Le fils du roi Salman, un héritier pressé et ambitieux en Arabie saoudite

La scène se déroule le 16 décembre dans un salon de réception de l’Hôtel Ritz-Carlton, à Riyad. Trois cents représentants de l’élite économique et politique saoudienne assistent à un discours de Mohammed Ben Salman.

Le vice-prince héritier du royaume, 30 ans, a surgi dans le palace vêtu d’un simple thawb, la tunique blanche des gens du Golfe, à la stupéfaction des hommes de l’assemblée, qui avaient tous revêtu leur bisht, la cape aux liserés dorés des grandes occasions.

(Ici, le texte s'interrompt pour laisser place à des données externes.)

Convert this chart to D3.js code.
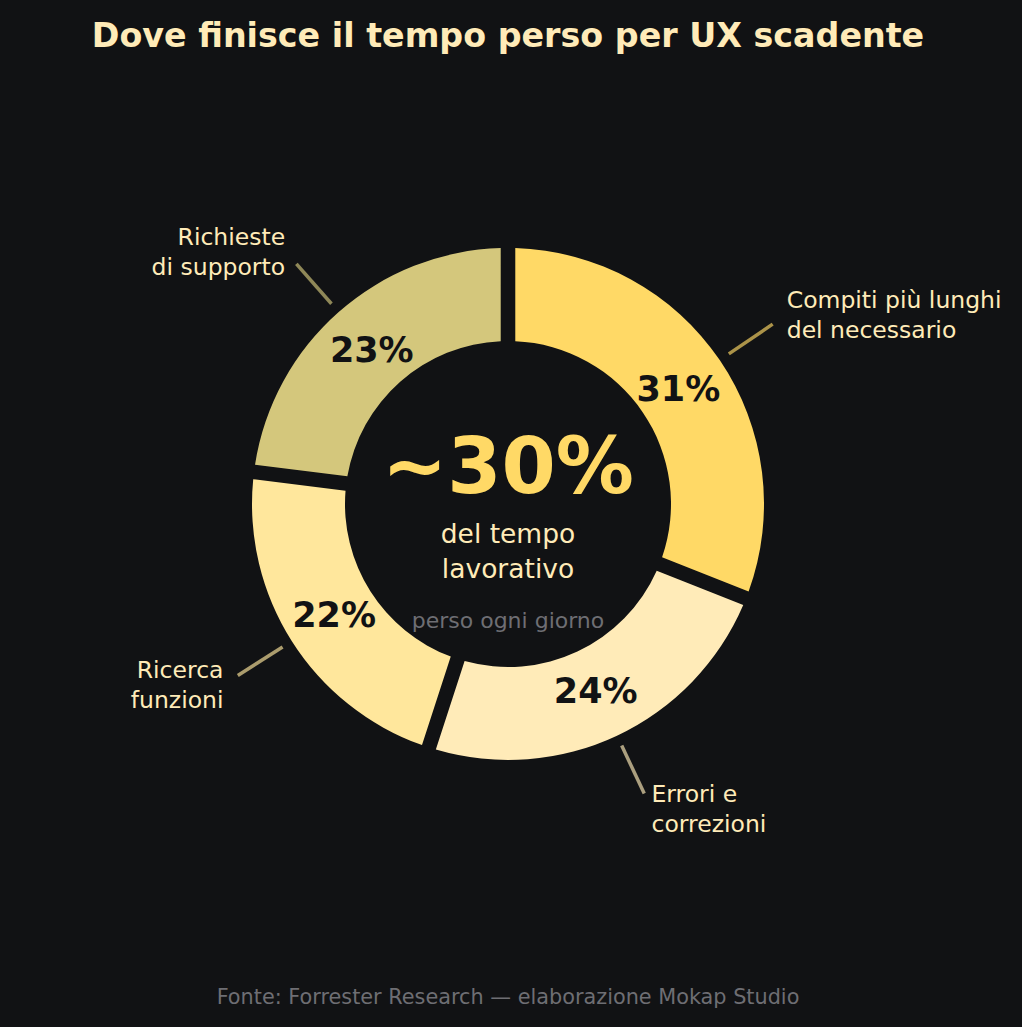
<!DOCTYPE html>
<html>
<head>
<meta charset="utf-8">
<script src="https://cdn.jsdelivr.net/npm/d3@7"></script>
<style>
  html, body { margin: 0; padding: 0; background: #111214; }
  svg { display: block; }
  text { font-family: 'DejaVu Sans', sans-serif; }
</style>
</head>
<body>
<div id="chart"></div>
<script>
// slice data, clockwise from 12 o'clock
const categories = ["Compiti più lunghi\ndel necessario", "Errori e\ncorrezioni", "Ricerca\nfunzioni", "Richieste\ndi supporto"]
const shares = [31, 24, 22, 23]
const sliceColors = ["#FFD966", "#FFEBB8", "#FFE79C", "#D4C77C"]
const centerLines = ["~30%", "del tempo", "lavorativo", "perso ogni giorno"]

const W = 1022, H = 1027
const cx = 508, cy = 504
const outerR = 256, innerR = 163

const svg = d3.select("#chart").append("svg")
    .attr("width", W)
    .attr("height", H)

svg.append("rect").attr("width", W).attr("height", H).attr("fill", "#111214")

svg.append("text")
    .attr("x", W / 2 - 3).attr("y", 35).attr("dy", "0.36em")
    .attr("text-anchor", "middle")
    .attr("fill", "#FFEBB8")
    .style("font-weight", "bold")
    .style("font-size", "33.3px")
    .text("Dove finisce il tempo perso per UX scadente")

const data = categories.map((c, i) => ({ label: c, value: shares[i], color: sliceColors[i] }))

const pie = d3.pie().sort(null).value(d => d.value)
const arcs = pie(data)

const arc = d3.arc()
    .innerRadius(innerR)
    .outerRadius(outerR)
    .padAngle(0.048)

const g = svg.append("g").attr("transform", `translate(${cx},${cy})`)

g.selectAll("path.slice")
    .data(arcs)
    .join("path")
    .attr("class", "slice")
    .attr("d", arc)
    .attr("fill", d => d.data.color)

// point on a given radius at the middle of a slice
const polar = (d, r) => {
    const a = (d.startAngle + d.endAngle) / 2
    return [r * Math.sin(a), -r * Math.cos(a)]
}

g.selectAll("text.pct")
    .data(arcs)
    .join("text")
    .attr("class", "pct")
    .attr("x", d => polar(d, 206)[0])
    .attr("y", d => polar(d, 206)[1])
    .attr("dy", "0.36em")
    .attr("text-anchor", "middle")
    .attr("fill", "#111214")
    .style("font-weight", "bold")
    .style("font-size", "35px")
    .text(d => d.data.value + "%")

// leader lines
g.selectAll("line.leader")
    .data(arcs)
    .join("line")
    .attr("class", "leader")
    .attr("x1", d => polar(d, 267)[0])
    .attr("y1", d => polar(d, 267)[1])
    .attr("x2", d => polar(d, 320)[0])
    .attr("y2", d => polar(d, 320)[1])
    .attr("stroke", d => d.data.color)
    .attr("stroke-opacity", 0.65)
    .attr("stroke-width", 3.5)

const outer = g.selectAll("text.cat")
    .data(arcs)
    .join("text")
    .attr("class", "cat")
    .attr("text-anchor", d => polar(d, 1)[0] > 0 ? "start" : "end")
    .attr("fill", "#FFEBB8")
    .style("font-size", "23.5px")

outer.each(function(d) {
    const [x, y] = polar(d, 337)
    const lines = d.data.label.split("\n")
    d3.select(this).selectAll("tspan")
        .data(lines)
        .join("tspan")
        .attr("x", x)
        .attr("y", (l, i) => y + (i - (lines.length - 1) / 2) * 30)
        .attr("dy", "0.36em")
        .text(l => l)
})

// centre text
g.append("text")
    .attr("y", -39).attr("dy", "0.36em")
    .attr("text-anchor", "middle")
    .attr("fill", "#FFD966")
    .style("font-weight", "bold")
    .style("font-size", "78px")
    .text(centerLines[0])

g.selectAll("text.sub")
    .data(centerLines.slice(1, 3))
    .join("text")
    .attr("class", "sub")
    .attr("y", (d, i) => 29 + i * 35)
    .attr("dy", "0.36em")
    .attr("text-anchor", "middle")
    .attr("fill", "#FFEBB8")
    .style("font-size", "26.5px")
    .text(d => d)

g.append("text")
    .attr("y", 116).attr("dy", "0.36em")
    .attr("text-anchor", "middle")
    .attr("fill", "#6E6E73")
    .style("font-size", "22px")
    .text(centerLines[3])

svg.append("text")
    .attr("x", W / 2 - 3).attr("y", 997).attr("dy", "0.36em")
    .attr("text-anchor", "middle")
    .attr("fill", "#6E6E73")
    .style("font-size", "20.8px")
    .text("Fonte: Forrester Research — elaborazione Mokap Studio")
</script>
</body>
</html>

Puis le fils du roi Salman s’est lancé dans la présentation, sans texte et sans prompteur, de son « plan de transformation nationale ». Un vaste programme de réformes visant à dépoussiérer la bureaucratie saoudienne et à sortir l’économie de sa dépendance à l’or noir. « Dans la forme et dans le fond, c’était fascinant, du jamais-vu », témoigne Aala Naseïf, une consultante en développement, présente ce jour-là dans la salle.

Deux jours plus tôt, autre discours. En six minutes face à la presse, Mohammed Ben Salman proclame la formation d’une coalition antiterroriste de 34 pays. Une réponse aux Occidentaux, qui reprochent à Riyad de trop se consacrer au Yémen, où son armée bombarde les milices houthistes, des rebelles pro-iraniens, et trop peu à l’organisation Etat islamique (EI), l’ennemi public numéro un des capitales européennes.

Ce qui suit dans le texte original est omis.